The irony of being in a Chinese garden because of a virus said to come from China was lost on me at that moment, as I discovered a display of plant species from a plant-prolific region of China, Yunnan Province. A display board informed me that all the plants had been grown from seed gathered at source, the seeds pure strains of species that had been widely cultivated for the gardens of Europe in past centuries – rhododendron, camellia, peony, primula, species of lily and rose.
The colourful and pollen-laden flowers of rhododendron and camellia specifically are a magnet for birds in the spring when they are in flower but during the autumn the birds in the reserve had forsaken these for the late-flowering native species like yellow banksia, and the fruits and nuts of other species spread throughout the grounds.
A visit to what the garden directory describes as a “bird hotspot” – a tangled mass of vegetation surrounding a giant cypress tree– attracted yellow-tailed black cockatoos in a noisy chorus, as they unpicked seeds from the cypress cones.
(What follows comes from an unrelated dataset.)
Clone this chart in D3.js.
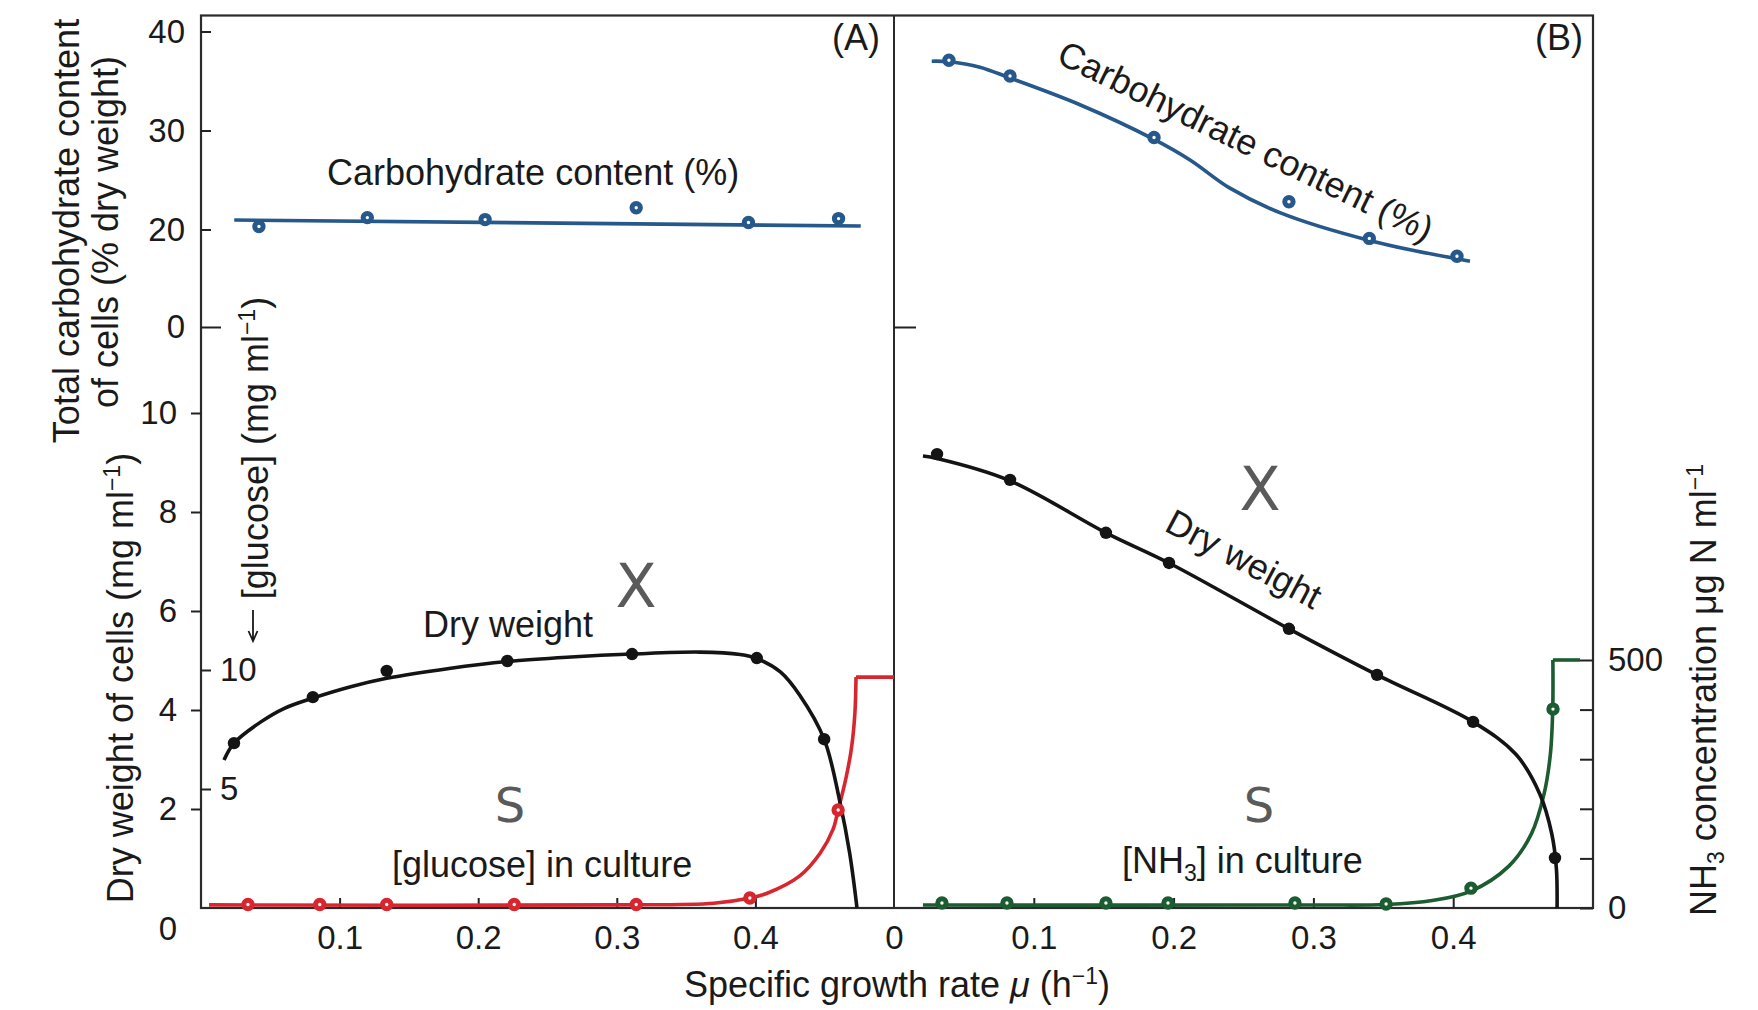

I meant to resume my search for the deciduous beech but was drawn again to the Chinese garden. The world of nature presented by the flora and fauna in the RTBG grounds sparked another connection with China. Before leaving home I had been sent the results of a survey of migratory shorebirds conducted in Tasmania during the summer, and as I studied the Chinese plants I thought of these waders. They were at that moment on their long journeys to mudflats in China, en route to breeding grounds further north.